Beck stated that what is happening with the Museum appares to be more a reorganization than an academic program cut since at least five of the faculty members have been hired back.  She asked how firing tenured faculty members fit into a reorganization scheme.  Chancellor Perlman stated that in his opinion he has proposed a program elimination of the research division of the Museum.  He stated that the administration has worked to place as many of the tenured faculty as possible in other areas of the university.  He noted that originally there would have been a saving of over $1 million with the Museum cut but that has now been reduced to $750,000 with the retention of people to care for the collections.


Fech asked if there were any deals underway to help save the Arboretum and Nebraska Forest Service and whether there was any potential for a reversal of these cuts.  Chancellor Perlman stated that there is always the potential for a reversal.  He noted that he is waiting to hear the APC’s recommendations.  He stated that no tenured faculty members were affected by these cuts.  He pointed out that the real issue is the matching of federal money.  He stated that he believed other funds have been found to match the federal dollars.  He noted that the fire suppression component of the Forest Service will stay with the university.  Fech asked if some of the Arboretum will stay with the university as well.  Chancellor Perlman stated that it will with the help of donors.


3.5       ES/IS Committee

Chancellor Perlman stated that he supports the effort of the Executive Committee in tackling the problem of the ES/IS courses.  He stated that he would like to help out with this.  He noted that the current ES/IS curriculum hurts the university with transfer students.  He pointed out that the principles of the ES/IS courses are important but they need to be carried out in a way that is not so complex.  He noted that the committee will need the cooperation of the college curriculum committees in order for things to change and that probably the APC will need to review the proposed changes. 

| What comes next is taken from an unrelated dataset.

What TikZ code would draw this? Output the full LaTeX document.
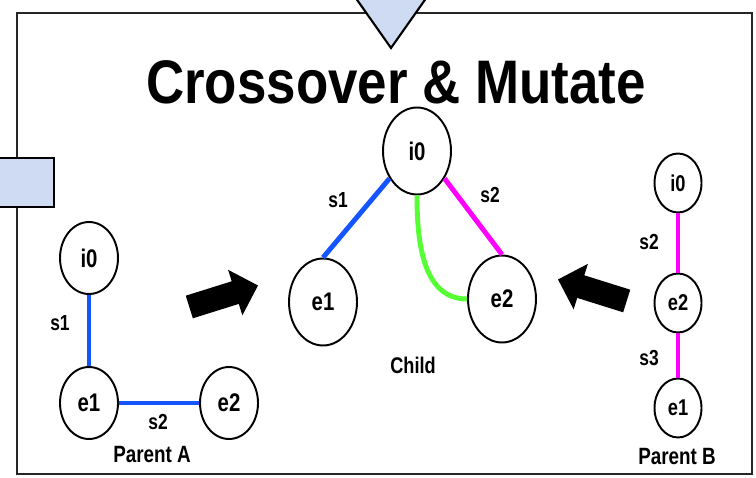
\documentclass[tikz,border=0pt]{standalone}
\usepackage{fontspec}
\setmainfont{Liberation Sans}[FakeStretch=0.86]
\newfontfamily\tagfont{Liberation Sans}[FakeStretch=0.8]
\usetikzlibrary{shapes.geometric,shapes.arrows}
\definecolor{paleblue}{RGB}{207,219,242}
\definecolor{genblue}{RGB}{20,85,255}
\definecolor{genpink}{RGB}{255,0,255}
\definecolor{gengreen}{RGB}{85,255,51}
\tikzset{
  gene/.style={ellipse, draw, line width=1.1pt, fill=white, inner sep=0pt,
    minimum width=1.16cm, minimum height=1.44cm, font=\tagfont\bfseries\fontsize{14.5}{16}\selectfont},
  childgene/.style={gene, minimum width=1.36cm, minimum height=1.74cm},
  smallgene/.style={gene, minimum width=0.94cm, minimum height=1.18cm,
    font=\tagfont\bfseries\fontsize{13}{15}\selectfont},
  link/.style={line width=2.8pt},
  lbl/.style={font=\tagfont\bfseries\fontsize{12.4}{14}\selectfont},
  caption/.style={font=\tagfont\bfseries\fontsize{13.4}{15}\selectfont},
  push/.style={single arrow, fill=black, inner sep=0.23cm,
    single arrow head extend=0.24cm, minimum height=1.44cm}
}
\begin{document}
\begin{tikzpicture}[x=0.02cm, y=0.02cm]
    \useasboundingbox (0, 0) rectangle (756, 477);
    \clip (0, 0) rectangle (756, 477);
    \fill[white] (0, 0) rectangle (756, 477);

    % frame and the steps around it
    \draw[black!85, line width=1.2pt] (17, 3) rectangle (752, 464);
    \filldraw[fill=paleblue, draw=black, line width=1.2pt] (348, 490) -- (434, 490) -- (391, 429) -- cycle;
    \filldraw[fill=paleblue, draw=black, line width=1.2pt] (-20, 270) rectangle (54, 319);
    \node[anchor=base, font=\bfseries\fontsize{35}{40}\selectfont] (title) at (396, 373) {Crossover \& Mutate};

    % parent A
    \node[gene] (ai0) at (89, 219) {i0};
    \node[gene] (ae1) at (89, 74) {e1};
    \node[gene] (ae2) at (229, 74) {e2};
    \draw[link, genblue] (ai0) -- (ae1);
    \draw[link, genblue] (ae1) -- (ae2);
    \node[lbl] (as1) at (60, 154) {s1};
    \node[lbl] (as2) at (158, 55) {s2};
    \node[caption] (capA) at (152, 22) {Parent A};

    % child
    \node[childgene] (ci0) at (417, 326) {i0};
    \node[childgene] (ce1) at (323, 175) {e1};
    \node[childgene] (ce2) at (502, 178) {e2};
    \draw[link, genblue] (ci0.225) -- (ce1.north);
    \draw[link, genpink] (ci0.315) -- (ce2.north);
    \draw[link, gengreen] (ci0.south) to[out=-90, in=180] (ce2.west);
    \node[lbl] (cs1) at (338, 277) {s1};
    \node[lbl] (cs2) at (490, 282) {s2};
    \node[caption, font=\tagfont\bfseries\fontsize{12.9}{15}\selectfont] (capC) at (413, 112) {Child};

    % parent B
    \node[smallgene] (bi0) at (678, 294) {i0};
    \node[smallgene] (be2) at (678, 174) {e2};
    \node[smallgene] (be1) at (678, 69) {e1};
    \draw[link, genpink] (bi0) -- (be2);
    \draw[link, genpink] (be2) -- (be1);
    \node[lbl] (bs2) at (649, 235) {s2};
    \node[lbl] (bs3) at (649, 119) {s3};
    \node[caption] (capB) at (677, 20) {Parent B};

    % hand-over arrows
    \node[push, rotate=17.4] (pushA) at (218, 179) {};
    \node[push, rotate=162.6] (pushB) at (598, 185) {};
\end{tikzpicture}
\end{document}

4.0       Approval of 4/30/03 Minutes

Whitt moved and Logan-Peters seconded approval of the minutes.  Motion approved.





5.0              Unfinished Business

5.1       Review ES/IS Committee Charge

The committee reviewed the draft of the ES/IS Committee charge.  Fuller stated that it is too long as currently written.  Logan-Peters and Whitt felt that it was too limiting.  Peterson stated that the charge should state that the principles of the ES/IS should be retained.  Wolf suggested that the difficulties with the current system be included in the charge.  Fuller stated that the members of the Executive Committee who are members of the ES/IS Committee can communicate the problems.  She stated that the charge should be brief.  Peterson stated that the charge should encourage the Committee to strive to simplify and make requirements uniform across the colleges but there should be a broad flexibility of course choices.  He reported that the ES/IS Committee will be meeting for the first time next Wednesday. 


Miller stated that whatever changes are made must work for the students.  He stated that the system needs to be simplified.  Buck suggested that the committee should be charged to go back to the original principles.  Peterson stated that he and Griffin would write a draft of the charge and get it to the Executive Committee for review. 


6.0       New Business

6.1       Wasted Time Committee

Miller reported that the committee met for the second time yesterday.  He stated that subcommittees were formed that will work on various topics over the summer.  He stated that the committee will resume in the fall.  Shea asked for clarification on some of the subcommittees and what they are looking at.  Logan-Peters stated that Exec. Assoc. Dean Weissinger created a survey to ask faculty what procedures and processes they find wasteful.  Logan-Peters stated that Weissinger will pull out what processes and procedures were identified most frequently by faculty members.  Logan-Peters stated that the chairs are interested in reducing the workload from these processes as well.


The meeting was adjourned at 5:18 pm.  The next meeting of the Executive Committee will be on Wednesday, May 14th at 2:30 pm.  The meeting will be held in 201 Canfield Administration Building.  The minutes are respectfully submitted by Karen Griffin, Coordinator and Shelley Fuller, Secretary.